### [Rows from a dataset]
--- Start ---
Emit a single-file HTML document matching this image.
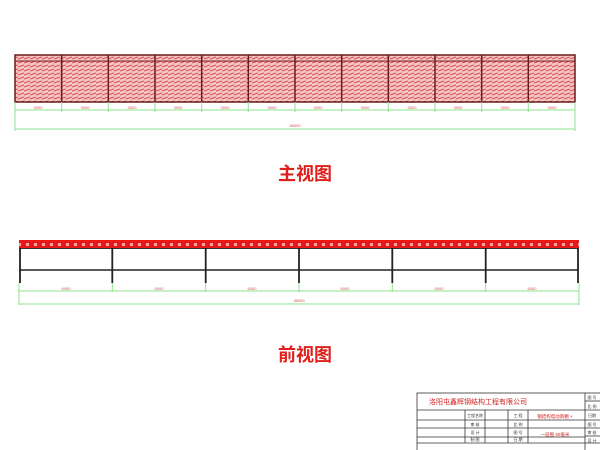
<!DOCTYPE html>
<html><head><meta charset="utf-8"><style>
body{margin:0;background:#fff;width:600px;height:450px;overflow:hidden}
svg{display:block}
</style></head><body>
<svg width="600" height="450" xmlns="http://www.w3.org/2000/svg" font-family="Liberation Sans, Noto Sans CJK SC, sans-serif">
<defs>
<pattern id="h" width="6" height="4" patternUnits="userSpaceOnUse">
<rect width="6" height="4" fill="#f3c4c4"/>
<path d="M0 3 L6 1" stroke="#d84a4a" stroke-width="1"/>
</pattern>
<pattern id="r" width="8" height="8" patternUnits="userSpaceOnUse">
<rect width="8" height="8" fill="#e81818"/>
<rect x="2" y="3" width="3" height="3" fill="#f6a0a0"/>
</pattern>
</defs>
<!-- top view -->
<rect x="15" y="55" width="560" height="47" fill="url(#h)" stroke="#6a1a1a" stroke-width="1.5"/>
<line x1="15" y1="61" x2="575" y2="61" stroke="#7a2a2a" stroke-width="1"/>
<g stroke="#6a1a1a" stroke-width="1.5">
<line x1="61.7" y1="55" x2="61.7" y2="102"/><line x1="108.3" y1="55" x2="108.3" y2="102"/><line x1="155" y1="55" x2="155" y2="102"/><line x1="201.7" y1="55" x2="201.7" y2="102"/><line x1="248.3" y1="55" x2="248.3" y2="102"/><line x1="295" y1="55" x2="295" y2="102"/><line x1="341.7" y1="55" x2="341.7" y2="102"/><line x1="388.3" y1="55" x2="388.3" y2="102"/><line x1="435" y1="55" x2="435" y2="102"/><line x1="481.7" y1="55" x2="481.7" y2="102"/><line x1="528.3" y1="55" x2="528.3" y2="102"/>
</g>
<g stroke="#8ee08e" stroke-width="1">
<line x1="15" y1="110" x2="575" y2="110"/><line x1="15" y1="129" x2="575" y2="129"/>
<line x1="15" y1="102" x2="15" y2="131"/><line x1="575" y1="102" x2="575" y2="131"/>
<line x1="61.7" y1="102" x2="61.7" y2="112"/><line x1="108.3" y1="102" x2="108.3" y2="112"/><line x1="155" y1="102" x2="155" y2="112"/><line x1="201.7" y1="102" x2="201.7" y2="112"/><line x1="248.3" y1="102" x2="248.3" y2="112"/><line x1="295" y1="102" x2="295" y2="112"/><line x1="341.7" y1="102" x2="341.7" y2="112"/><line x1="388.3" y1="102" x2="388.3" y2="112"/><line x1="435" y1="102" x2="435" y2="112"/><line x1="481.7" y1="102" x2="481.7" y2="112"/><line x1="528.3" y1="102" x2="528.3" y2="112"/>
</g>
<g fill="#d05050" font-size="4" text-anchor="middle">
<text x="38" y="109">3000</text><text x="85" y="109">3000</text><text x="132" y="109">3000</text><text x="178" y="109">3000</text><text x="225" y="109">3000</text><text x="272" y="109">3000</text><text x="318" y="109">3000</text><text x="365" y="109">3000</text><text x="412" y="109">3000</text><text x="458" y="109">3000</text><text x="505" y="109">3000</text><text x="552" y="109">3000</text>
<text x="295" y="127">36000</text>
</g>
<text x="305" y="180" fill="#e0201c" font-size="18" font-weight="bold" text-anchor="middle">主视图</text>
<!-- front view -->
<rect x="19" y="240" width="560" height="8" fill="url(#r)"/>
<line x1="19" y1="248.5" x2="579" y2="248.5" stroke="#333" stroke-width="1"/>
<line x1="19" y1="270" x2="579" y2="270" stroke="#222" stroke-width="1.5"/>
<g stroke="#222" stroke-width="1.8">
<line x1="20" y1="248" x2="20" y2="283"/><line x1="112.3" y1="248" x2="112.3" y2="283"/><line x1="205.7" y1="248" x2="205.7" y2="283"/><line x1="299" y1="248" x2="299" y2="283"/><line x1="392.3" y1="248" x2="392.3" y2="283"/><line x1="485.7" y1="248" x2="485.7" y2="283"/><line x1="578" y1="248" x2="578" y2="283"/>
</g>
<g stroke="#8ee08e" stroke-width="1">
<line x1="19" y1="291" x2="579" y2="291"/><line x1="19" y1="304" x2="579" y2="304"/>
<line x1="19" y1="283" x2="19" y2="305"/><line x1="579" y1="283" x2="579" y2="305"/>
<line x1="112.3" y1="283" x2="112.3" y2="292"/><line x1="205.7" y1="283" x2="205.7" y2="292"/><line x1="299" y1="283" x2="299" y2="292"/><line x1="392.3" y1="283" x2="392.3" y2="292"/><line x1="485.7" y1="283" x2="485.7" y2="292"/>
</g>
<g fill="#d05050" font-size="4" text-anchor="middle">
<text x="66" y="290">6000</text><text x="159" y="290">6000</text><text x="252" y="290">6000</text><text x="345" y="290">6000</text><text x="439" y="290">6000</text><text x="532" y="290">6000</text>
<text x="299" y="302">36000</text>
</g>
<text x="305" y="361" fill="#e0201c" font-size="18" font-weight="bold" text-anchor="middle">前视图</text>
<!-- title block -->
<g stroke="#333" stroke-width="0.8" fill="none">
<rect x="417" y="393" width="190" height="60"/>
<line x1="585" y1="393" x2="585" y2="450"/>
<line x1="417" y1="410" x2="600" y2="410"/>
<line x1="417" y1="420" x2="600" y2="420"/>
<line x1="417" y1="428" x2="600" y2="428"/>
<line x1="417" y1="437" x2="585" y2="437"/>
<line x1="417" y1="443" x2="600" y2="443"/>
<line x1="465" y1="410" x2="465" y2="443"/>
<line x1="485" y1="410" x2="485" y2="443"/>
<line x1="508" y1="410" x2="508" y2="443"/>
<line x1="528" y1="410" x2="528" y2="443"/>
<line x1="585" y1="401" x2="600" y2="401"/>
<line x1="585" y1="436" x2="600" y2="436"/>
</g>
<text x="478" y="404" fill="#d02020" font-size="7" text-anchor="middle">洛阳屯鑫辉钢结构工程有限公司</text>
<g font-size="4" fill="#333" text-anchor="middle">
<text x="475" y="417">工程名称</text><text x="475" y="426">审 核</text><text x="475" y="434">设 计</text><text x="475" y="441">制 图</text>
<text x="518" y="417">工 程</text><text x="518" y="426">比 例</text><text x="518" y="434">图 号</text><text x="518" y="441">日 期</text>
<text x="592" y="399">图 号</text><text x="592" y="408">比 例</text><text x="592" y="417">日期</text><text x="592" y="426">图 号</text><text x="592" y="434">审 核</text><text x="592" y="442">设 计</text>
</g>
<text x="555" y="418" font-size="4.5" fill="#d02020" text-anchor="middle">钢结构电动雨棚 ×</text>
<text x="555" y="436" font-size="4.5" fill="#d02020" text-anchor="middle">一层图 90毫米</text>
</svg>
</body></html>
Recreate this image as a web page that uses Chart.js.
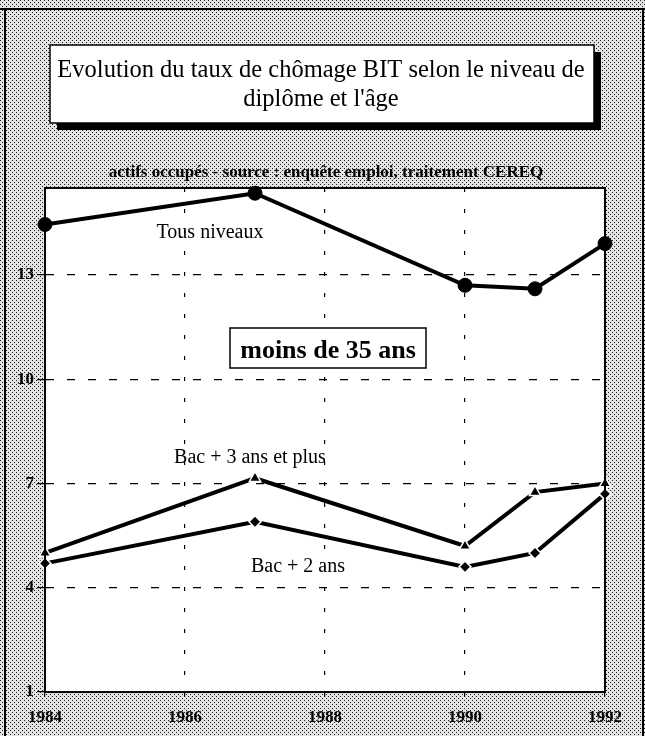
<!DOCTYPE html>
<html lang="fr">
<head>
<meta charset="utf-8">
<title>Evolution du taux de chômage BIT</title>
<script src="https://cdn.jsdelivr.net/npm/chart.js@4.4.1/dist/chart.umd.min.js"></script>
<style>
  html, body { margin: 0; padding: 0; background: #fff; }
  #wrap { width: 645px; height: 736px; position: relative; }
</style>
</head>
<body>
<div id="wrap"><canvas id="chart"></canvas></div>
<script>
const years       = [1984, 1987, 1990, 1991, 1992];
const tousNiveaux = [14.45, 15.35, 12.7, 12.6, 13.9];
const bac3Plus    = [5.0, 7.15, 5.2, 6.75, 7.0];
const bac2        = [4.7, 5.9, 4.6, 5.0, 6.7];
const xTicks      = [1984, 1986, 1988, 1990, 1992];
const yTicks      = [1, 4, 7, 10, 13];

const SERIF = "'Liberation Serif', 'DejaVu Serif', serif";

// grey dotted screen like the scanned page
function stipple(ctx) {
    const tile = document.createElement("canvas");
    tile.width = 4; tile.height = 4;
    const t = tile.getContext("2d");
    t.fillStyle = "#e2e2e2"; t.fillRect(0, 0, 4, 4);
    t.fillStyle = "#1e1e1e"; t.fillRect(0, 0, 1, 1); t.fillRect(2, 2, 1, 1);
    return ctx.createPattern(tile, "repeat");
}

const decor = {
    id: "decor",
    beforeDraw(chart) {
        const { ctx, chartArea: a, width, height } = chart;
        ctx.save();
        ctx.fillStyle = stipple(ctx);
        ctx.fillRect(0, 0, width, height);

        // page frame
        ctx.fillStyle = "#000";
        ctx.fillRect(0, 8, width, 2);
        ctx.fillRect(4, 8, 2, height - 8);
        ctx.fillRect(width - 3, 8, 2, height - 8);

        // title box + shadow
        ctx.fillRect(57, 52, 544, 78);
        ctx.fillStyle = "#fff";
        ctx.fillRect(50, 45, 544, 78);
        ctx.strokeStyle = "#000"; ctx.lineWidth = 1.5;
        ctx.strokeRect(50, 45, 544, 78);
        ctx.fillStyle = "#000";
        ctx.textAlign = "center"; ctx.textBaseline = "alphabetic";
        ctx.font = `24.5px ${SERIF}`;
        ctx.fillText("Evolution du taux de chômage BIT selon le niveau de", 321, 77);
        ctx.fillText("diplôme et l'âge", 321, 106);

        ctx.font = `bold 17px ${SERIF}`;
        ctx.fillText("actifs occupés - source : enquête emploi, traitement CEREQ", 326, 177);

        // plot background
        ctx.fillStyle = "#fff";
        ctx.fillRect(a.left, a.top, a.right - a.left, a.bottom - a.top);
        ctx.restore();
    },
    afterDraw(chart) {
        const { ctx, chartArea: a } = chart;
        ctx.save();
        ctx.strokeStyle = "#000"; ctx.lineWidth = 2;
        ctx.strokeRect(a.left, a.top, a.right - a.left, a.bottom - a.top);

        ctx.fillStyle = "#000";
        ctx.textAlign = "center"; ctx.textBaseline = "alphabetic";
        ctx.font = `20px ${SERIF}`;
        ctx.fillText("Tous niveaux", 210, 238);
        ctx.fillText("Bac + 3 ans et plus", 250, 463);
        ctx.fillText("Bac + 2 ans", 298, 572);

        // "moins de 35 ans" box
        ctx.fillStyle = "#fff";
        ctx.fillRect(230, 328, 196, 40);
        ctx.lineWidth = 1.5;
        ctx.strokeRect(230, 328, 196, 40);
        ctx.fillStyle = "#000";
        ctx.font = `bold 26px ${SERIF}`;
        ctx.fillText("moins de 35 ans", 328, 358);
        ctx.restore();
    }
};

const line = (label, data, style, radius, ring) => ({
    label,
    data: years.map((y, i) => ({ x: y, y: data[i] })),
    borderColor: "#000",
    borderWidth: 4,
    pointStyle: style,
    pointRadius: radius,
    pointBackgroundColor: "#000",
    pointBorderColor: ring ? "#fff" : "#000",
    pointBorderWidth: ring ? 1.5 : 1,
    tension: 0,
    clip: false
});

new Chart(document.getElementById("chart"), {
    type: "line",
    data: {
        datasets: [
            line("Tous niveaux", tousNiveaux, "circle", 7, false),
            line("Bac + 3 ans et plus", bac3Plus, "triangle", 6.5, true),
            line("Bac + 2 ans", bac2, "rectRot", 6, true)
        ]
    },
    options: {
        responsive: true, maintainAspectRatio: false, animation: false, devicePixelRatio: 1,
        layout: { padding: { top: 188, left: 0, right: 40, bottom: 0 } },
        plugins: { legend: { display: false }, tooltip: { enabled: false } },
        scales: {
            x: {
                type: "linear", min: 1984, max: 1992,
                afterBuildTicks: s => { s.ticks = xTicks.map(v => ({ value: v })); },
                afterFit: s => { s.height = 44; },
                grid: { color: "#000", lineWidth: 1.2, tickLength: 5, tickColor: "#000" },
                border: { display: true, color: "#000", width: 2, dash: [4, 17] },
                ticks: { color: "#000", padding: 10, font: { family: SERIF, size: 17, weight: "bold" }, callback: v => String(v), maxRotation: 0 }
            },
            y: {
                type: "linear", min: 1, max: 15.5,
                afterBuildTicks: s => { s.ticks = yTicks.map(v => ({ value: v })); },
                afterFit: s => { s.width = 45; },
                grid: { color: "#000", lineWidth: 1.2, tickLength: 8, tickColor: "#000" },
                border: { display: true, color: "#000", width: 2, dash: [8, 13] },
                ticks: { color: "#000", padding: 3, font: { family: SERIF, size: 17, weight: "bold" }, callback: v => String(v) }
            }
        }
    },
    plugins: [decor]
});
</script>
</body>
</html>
--- End ---
### [Exercise requirements]
Include both the line containing "Recreate this image" and the line containing "ctx.fillRect(width - 3, 8, 2, height" when you write out everything between them, exactly. Leave the pictures out.

### [Task result]
Recreate this image as a web page that uses Chart.js.
<!DOCTYPE html>
<html lang="fr">
<head>
<meta charset="utf-8">
<title>Evolution du taux de chômage BIT</title>
<script src="https://cdn.jsdelivr.net/npm/chart.js@4.4.1/dist/chart.umd.min.js"></script>
<style>
  html, body { margin: 0; padding: 0; background: #fff; }
  #wrap { width: 645px; height: 736px; position: relative; }
</style>
</head>
<body>
<div id="wrap"><canvas id="chart"></canvas></div>
<script>
const years       = [1984, 1987, 1990, 1991, 1992];
const tousNiveaux = [14.45, 15.35, 12.7, 12.6, 13.9];
const bac3Plus    = [5.0, 7.15, 5.2, 6.75, 7.0];
const bac2        = [4.7, 5.9, 4.6, 5.0, 6.7];
const xTicks      = [1984, 1986, 1988, 1990, 1992];
const yTicks      = [1, 4, 7, 10, 13];

const SERIF = "'Liberation Serif', 'DejaVu Serif', serif";

// grey dotted screen like the scanned page
function stipple(ctx) {
    const tile = document.createElement("canvas");
    tile.width = 4; tile.height = 4;
    const t = tile.getContext("2d");
    t.fillStyle = "#e2e2e2"; t.fillRect(0, 0, 4, 4);
    t.fillStyle = "#1e1e1e"; t.fillRect(0, 0, 1, 1); t.fillRect(2, 2, 1, 1);
    return ctx.createPattern(tile, "repeat");
}

const decor = {
    id: "decor",
    beforeDraw(chart) {
        const { ctx, chartArea: a, width, height } = chart;
        ctx.save();
        ctx.fillStyle = stipple(ctx);
        ctx.fillRect(0, 0, width, height);

        // page frame
        ctx.fillStyle = "#000";
        ctx.fillRect(0, 8, width, 2);
        ctx.fillRect(4, 8, 2, height - 8);
        ctx.fillRect(width - 3, 8, 2, height - 8);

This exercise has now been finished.